The material below holds a span beginning at the line with "What TikZ code" and ending at the line with "(com) at (413,946)". Quote that span exactly, both ends included, and only that span.

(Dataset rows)
════════

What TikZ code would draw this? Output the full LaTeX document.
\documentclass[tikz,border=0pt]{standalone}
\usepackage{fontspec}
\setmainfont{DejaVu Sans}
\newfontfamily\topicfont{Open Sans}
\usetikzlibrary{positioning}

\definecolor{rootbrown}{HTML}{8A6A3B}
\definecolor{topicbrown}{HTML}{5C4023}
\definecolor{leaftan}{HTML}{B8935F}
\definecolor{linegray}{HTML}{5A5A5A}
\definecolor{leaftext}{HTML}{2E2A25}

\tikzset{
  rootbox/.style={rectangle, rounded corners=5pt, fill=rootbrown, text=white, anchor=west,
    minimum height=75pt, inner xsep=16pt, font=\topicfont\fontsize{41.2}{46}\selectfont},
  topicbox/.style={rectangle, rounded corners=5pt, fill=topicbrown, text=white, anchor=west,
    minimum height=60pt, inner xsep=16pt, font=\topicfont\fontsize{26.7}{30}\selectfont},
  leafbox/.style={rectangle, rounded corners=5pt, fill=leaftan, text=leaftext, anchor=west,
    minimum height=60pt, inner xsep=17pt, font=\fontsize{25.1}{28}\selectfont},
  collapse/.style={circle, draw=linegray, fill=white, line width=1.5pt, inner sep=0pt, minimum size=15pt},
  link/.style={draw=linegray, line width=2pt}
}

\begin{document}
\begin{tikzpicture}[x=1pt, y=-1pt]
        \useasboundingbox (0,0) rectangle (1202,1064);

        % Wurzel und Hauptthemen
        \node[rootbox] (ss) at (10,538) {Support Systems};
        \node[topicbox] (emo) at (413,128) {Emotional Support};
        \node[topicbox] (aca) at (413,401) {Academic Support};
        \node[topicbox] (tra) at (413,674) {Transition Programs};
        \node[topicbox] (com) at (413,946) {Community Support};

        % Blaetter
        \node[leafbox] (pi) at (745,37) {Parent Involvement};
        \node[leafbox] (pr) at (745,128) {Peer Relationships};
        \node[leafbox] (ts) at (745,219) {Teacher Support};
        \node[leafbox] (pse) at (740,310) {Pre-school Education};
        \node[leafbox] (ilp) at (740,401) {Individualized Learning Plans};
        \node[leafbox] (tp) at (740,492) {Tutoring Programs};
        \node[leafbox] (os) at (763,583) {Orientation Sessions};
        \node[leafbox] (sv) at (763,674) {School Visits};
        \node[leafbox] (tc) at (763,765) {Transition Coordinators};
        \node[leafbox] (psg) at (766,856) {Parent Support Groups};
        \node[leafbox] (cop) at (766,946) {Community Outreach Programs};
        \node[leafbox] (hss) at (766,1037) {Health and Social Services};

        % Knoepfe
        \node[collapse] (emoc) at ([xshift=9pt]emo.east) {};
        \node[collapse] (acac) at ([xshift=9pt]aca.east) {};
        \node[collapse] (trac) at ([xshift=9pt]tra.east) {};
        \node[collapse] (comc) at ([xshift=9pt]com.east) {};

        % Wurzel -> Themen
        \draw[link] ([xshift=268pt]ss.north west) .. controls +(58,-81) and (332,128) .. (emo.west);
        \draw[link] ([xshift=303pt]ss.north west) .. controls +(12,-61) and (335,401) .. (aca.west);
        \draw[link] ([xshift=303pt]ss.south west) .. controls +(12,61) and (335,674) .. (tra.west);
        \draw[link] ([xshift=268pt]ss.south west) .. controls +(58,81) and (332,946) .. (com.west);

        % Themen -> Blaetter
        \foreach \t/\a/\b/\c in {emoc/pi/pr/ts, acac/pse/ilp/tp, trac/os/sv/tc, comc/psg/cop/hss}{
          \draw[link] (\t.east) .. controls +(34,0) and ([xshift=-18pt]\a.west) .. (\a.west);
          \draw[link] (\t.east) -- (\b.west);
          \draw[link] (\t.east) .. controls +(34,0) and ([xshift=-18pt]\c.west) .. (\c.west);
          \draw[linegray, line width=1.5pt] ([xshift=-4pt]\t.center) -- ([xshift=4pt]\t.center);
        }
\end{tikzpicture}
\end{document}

════════

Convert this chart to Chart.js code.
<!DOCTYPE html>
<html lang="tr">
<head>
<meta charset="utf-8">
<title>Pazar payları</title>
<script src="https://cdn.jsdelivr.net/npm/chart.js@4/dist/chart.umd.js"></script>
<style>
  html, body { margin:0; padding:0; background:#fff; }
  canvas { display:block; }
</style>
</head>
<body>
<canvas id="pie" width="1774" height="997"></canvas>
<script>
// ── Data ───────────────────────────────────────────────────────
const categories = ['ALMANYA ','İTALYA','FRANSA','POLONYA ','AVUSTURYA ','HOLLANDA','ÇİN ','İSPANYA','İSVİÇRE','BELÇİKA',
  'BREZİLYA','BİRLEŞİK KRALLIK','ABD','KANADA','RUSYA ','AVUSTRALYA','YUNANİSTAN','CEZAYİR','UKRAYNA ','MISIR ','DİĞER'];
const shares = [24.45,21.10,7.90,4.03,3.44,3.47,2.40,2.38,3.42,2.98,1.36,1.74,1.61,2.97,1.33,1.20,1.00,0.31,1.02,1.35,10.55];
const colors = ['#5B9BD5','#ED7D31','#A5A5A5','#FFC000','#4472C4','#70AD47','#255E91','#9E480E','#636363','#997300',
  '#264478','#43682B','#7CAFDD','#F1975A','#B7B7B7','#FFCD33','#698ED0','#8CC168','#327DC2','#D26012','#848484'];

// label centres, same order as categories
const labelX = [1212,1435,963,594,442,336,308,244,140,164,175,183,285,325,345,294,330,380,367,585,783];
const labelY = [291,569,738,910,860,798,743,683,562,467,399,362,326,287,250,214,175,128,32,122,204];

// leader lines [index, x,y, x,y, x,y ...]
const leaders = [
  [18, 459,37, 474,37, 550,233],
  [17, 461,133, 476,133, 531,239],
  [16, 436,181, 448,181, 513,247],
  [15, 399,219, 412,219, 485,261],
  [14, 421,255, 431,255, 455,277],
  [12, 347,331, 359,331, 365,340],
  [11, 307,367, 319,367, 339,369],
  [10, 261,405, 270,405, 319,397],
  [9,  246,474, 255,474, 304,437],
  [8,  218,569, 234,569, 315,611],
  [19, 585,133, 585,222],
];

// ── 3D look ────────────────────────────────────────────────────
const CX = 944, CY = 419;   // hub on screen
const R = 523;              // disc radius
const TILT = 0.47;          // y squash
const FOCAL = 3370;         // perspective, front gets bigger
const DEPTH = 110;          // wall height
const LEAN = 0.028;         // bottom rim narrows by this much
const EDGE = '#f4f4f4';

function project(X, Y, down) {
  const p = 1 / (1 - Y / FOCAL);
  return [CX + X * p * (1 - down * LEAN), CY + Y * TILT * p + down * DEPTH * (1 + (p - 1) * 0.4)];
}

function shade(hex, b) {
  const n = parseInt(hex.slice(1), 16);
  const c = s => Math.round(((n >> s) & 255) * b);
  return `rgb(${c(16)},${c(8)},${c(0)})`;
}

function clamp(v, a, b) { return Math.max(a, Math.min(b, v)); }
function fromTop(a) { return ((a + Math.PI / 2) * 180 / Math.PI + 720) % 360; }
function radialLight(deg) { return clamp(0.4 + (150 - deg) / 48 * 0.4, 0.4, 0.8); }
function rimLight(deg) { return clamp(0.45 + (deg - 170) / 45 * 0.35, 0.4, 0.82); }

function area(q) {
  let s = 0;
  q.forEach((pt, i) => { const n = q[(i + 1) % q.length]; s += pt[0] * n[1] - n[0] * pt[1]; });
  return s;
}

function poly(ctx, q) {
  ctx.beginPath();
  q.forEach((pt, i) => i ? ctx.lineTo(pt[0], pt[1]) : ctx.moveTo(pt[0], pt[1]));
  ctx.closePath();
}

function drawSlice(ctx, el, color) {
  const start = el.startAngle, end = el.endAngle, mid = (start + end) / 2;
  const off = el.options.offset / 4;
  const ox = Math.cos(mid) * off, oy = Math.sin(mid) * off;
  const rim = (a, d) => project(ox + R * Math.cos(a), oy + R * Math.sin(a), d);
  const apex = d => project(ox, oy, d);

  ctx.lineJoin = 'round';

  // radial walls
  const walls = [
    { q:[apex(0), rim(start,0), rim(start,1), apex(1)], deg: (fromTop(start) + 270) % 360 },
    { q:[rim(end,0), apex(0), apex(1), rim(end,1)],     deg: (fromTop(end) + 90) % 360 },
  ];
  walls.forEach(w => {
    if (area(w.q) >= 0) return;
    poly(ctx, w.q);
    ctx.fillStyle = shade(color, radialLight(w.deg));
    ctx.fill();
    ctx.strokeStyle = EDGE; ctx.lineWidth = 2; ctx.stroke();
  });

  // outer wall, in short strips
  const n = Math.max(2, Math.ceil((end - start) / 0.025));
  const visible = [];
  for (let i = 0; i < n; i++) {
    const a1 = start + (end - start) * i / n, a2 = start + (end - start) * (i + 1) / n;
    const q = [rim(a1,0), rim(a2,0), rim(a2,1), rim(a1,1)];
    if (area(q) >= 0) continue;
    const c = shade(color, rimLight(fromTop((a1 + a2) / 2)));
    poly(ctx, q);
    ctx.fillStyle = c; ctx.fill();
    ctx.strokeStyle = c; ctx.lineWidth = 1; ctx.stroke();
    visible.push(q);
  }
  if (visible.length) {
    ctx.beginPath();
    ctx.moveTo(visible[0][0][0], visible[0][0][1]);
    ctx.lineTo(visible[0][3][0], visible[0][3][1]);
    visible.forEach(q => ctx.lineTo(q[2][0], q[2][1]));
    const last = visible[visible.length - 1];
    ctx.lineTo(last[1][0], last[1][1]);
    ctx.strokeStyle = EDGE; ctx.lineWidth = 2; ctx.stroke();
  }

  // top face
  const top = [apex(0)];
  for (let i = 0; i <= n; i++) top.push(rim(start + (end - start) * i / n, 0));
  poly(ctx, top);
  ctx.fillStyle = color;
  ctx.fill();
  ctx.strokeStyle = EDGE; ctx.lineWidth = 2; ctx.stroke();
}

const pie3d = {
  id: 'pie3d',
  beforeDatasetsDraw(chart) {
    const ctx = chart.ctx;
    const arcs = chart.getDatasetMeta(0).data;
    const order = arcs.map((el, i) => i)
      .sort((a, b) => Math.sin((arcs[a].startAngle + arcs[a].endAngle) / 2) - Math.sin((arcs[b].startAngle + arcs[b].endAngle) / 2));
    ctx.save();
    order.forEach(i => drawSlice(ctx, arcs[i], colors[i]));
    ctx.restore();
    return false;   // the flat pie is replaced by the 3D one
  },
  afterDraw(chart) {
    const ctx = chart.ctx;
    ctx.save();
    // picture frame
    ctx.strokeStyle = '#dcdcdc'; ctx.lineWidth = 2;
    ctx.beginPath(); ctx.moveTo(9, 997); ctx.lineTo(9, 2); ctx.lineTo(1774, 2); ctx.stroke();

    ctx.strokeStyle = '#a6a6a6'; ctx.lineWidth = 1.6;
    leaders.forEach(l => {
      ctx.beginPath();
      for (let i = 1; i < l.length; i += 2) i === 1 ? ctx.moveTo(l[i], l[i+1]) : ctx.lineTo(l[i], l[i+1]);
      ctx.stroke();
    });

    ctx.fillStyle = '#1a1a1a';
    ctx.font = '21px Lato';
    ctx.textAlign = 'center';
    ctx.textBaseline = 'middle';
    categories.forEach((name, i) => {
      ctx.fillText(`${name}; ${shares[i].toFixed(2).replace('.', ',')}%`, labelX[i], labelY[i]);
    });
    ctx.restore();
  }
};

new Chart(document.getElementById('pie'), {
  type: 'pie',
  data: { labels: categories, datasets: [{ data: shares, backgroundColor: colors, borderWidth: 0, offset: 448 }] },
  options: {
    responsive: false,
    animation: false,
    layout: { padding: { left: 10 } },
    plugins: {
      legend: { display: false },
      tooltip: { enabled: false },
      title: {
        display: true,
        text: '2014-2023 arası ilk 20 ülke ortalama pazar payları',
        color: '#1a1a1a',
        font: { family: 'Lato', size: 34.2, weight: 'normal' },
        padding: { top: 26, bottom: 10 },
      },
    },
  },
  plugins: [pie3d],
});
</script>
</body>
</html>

════════

SOLUTION BELOW
What TikZ code would draw this? Output the full LaTeX document.
\documentclass[tikz,border=0pt]{standalone}
\usepackage{fontspec}
\setmainfont{DejaVu Sans}
\newfontfamily\topicfont{Open Sans}
\usetikzlibrary{positioning}

\definecolor{rootbrown}{HTML}{8A6A3B}
\definecolor{topicbrown}{HTML}{5C4023}
\definecolor{leaftan}{HTML}{B8935F}
\definecolor{linegray}{HTML}{5A5A5A}
\definecolor{leaftext}{HTML}{2E2A25}

\tikzset{
  rootbox/.style={rectangle, rounded corners=5pt, fill=rootbrown, text=white, anchor=west,
    minimum height=75pt, inner xsep=16pt, font=\topicfont\fontsize{41.2}{46}\selectfont},
  topicbox/.style={rectangle, rounded corners=5pt, fill=topicbrown, text=white, anchor=west,
    minimum height=60pt, inner xsep=16pt, font=\topicfont\fontsize{26.7}{30}\selectfont},
  leafbox/.style={rectangle, rounded corners=5pt, fill=leaftan, text=leaftext, anchor=west,
    minimum height=60pt, inner xsep=17pt, font=\fontsize{25.1}{28}\selectfont},
  collapse/.style={circle, draw=linegray, fill=white, line width=1.5pt, inner sep=0pt, minimum size=15pt},
  link/.style={draw=linegray, line width=2pt}
}

\begin{document}
\begin{tikzpicture}[x=1pt, y=-1pt]
        \useasboundingbox (0,0) rectangle (1202,1064);

        % Wurzel und Hauptthemen
        \node[rootbox] (ss) at (10,538) {Support Systems};
        \node[topicbox] (emo) at (413,128) {Emotional Support};
        \node[topicbox] (aca) at (413,401) {Academic Support};
        \node[topicbox] (tra) at (413,674) {Transition Programs};
        \node[topicbox] (com) at (413,946) {Community Support};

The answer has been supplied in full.